START INFORMATION SHOWN
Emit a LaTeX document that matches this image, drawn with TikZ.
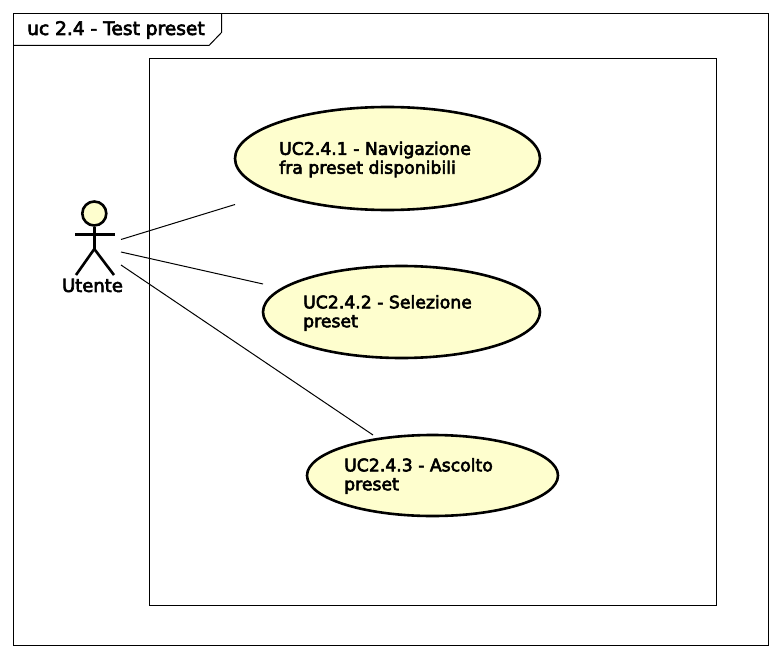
\documentclass[tikz,border=0pt]{standalone}
\usepackage{fontspec}
\setmainfont{DejaVu Sans}
\newfontfamily\umlfont[FakeBold=3.5]{DejaVu Sans}
\usetikzlibrary{shapes.geometric}
\definecolor{ucfill}{HTML}{FEFECE}
\tikzset{
  usecase/.style={draw=black, line width=2.6pt, fill=ucfill, ellipse, inner sep=0pt},
  uctext/.style={anchor=west, align=left, inner sep=0pt, font=\umlfont\fontsize{17.25}{18.9}\selectfont},
  rel/.style={draw=black, line width=1pt},
  limb/.style={draw=black, line width=2.6pt}
}
\begin{document}
\begin{tikzpicture}[x=1pt,y=-1pt]
\useasboundingbox (0,0) rectangle (781,658);
% frame and package box
\draw[line width=1pt] (13.5,13.5) rectangle (768.5,645.5);
\draw[line width=1pt] (13.5,45.5) -- (209,45.5) -- (221.5,32.5) -- (221.5,13.5);
\node[anchor=west, inner sep=0pt, font=\umlfont\fontsize{18.6}{20}\selectfont] (title) at (27,30) {uc 2.4 - Test preset};
\draw[line width=1pt] (149.5,58.5) rectangle (716.5,605.5);
% use cases
\node[usecase, minimum width=305pt, minimum height=103pt] (uca) at (387.5,158.5) {};
\node[usecase, minimum width=277pt, minimum height=92pt] (ucb) at (401.5,312) {};
\node[usecase, minimum width=251pt, minimum height=81pt] (ucc) at (432.5,475.5) {};
\node[uctext] (ucatext) at (279,159.5) {UC2.4.1 - Navigazione\\fra preset disponibili};
\node[uctext] (ucbtext) at (303,313) {UC2.4.2 - Selezione\\preset};
\node[uctext] (ucctext) at (344,476) {UC2.4.3 - Ascolto\\preset};
% actor
\node[draw=black, line width=2.6pt, fill=ucfill, circle, minimum size=24pt, inner sep=0pt] (head) at (94.3,213.5) {};
\coordinate (hip) at (94.3,249);
\draw[limb] (head.south) -- (hip);
\draw[limb] (75,234.5) -- (115,234.5);
\draw[limb] (76,275) -- (hip) -- (114,275);
\node[inner sep=0pt, font=\umlfont\fontsize{18}{20}\selectfont] (actor) at (92.5,285.5) {Utente};
% relations
\coordinate (aa) at (121,239.5);
\coordinate (ab) at (121,252);
\coordinate (ac) at (121,265);
\coordinate (ea) at (235,204.5);
\coordinate (eb) at (263,284);
\coordinate (ec) at (373,435);
\draw[rel] (aa) -- (ea);
\draw[rel] (ab) -- (eb);
\draw[rel] (ac) -- (ec);
\end{tikzpicture}
\end{document}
END INFORMATION SHOWN
:: DIRECTION ::
Reproduce the full listing above verbatim, with no pictures included.

:: COMPLETE OUTPUT ::
Emit a LaTeX document that matches this image, drawn with TikZ.
\documentclass[tikz,border=0pt]{standalone}
\usepackage{fontspec}
\setmainfont{DejaVu Sans}
\newfontfamily\umlfont[FakeBold=3.5]{DejaVu Sans}
\usetikzlibrary{shapes.geometric}
\definecolor{ucfill}{HTML}{FEFECE}
\tikzset{
  usecase/.style={draw=black, line width=2.6pt, fill=ucfill, ellipse, inner sep=0pt},
  uctext/.style={anchor=west, align=left, inner sep=0pt, font=\umlfont\fontsize{17.25}{18.9}\selectfont},
  rel/.style={draw=black, line width=1pt},
  limb/.style={draw=black, line width=2.6pt}
}
\begin{document}
\begin{tikzpicture}[x=1pt,y=-1pt]
\useasboundingbox (0,0) rectangle (781,658);
% frame and package box
\draw[line width=1pt] (13.5,13.5) rectangle (768.5,645.5);
\draw[line width=1pt] (13.5,45.5) -- (209,45.5) -- (221.5,32.5) -- (221.5,13.5);
\node[anchor=west, inner sep=0pt, font=\umlfont\fontsize{18.6}{20}\selectfont] (title) at (27,30) {uc 2.4 - Test preset};
\draw[line width=1pt] (149.5,58.5) rectangle (716.5,605.5);
% use cases
\node[usecase, minimum width=305pt, minimum height=103pt] (uca) at (387.5,158.5) {};
\node[usecase, minimum width=277pt, minimum height=92pt] (ucb) at (401.5,312) {};
\node[usecase, minimum width=251pt, minimum height=81pt] (ucc) at (432.5,475.5) {};
\node[uctext] (ucatext) at (279,159.5) {UC2.4.1 - Navigazione\\fra preset disponibili};
\node[uctext] (ucbtext) at (303,313) {UC2.4.2 - Selezione\\preset};
\node[uctext] (ucctext) at (344,476) {UC2.4.3 - Ascolto\\preset};
% actor
\node[draw=black, line width=2.6pt, fill=ucfill, circle, minimum size=24pt, inner sep=0pt] (head) at (94.3,213.5) {};
\coordinate (hip) at (94.3,249);
\draw[limb] (head.south) -- (hip);
\draw[limb] (75,234.5) -- (115,234.5);
\draw[limb] (76,275) -- (hip) -- (114,275);
\node[inner sep=0pt, font=\umlfont\fontsize{18}{20}\selectfont] (actor) at (92.5,285.5) {Utente};
% relations
\coordinate (aa) at (121,239.5);
\coordinate (ab) at (121,252);
\coordinate (ac) at (121,265);
\coordinate (ea) at (235,204.5);
\coordinate (eb) at (263,284);
\coordinate (ec) at (373,435);
\draw[rel] (aa) -- (ea);
\draw[rel] (ab) -- (eb);
\draw[rel] (ac) -- (ec);
\end{tikzpicture}
\end{document}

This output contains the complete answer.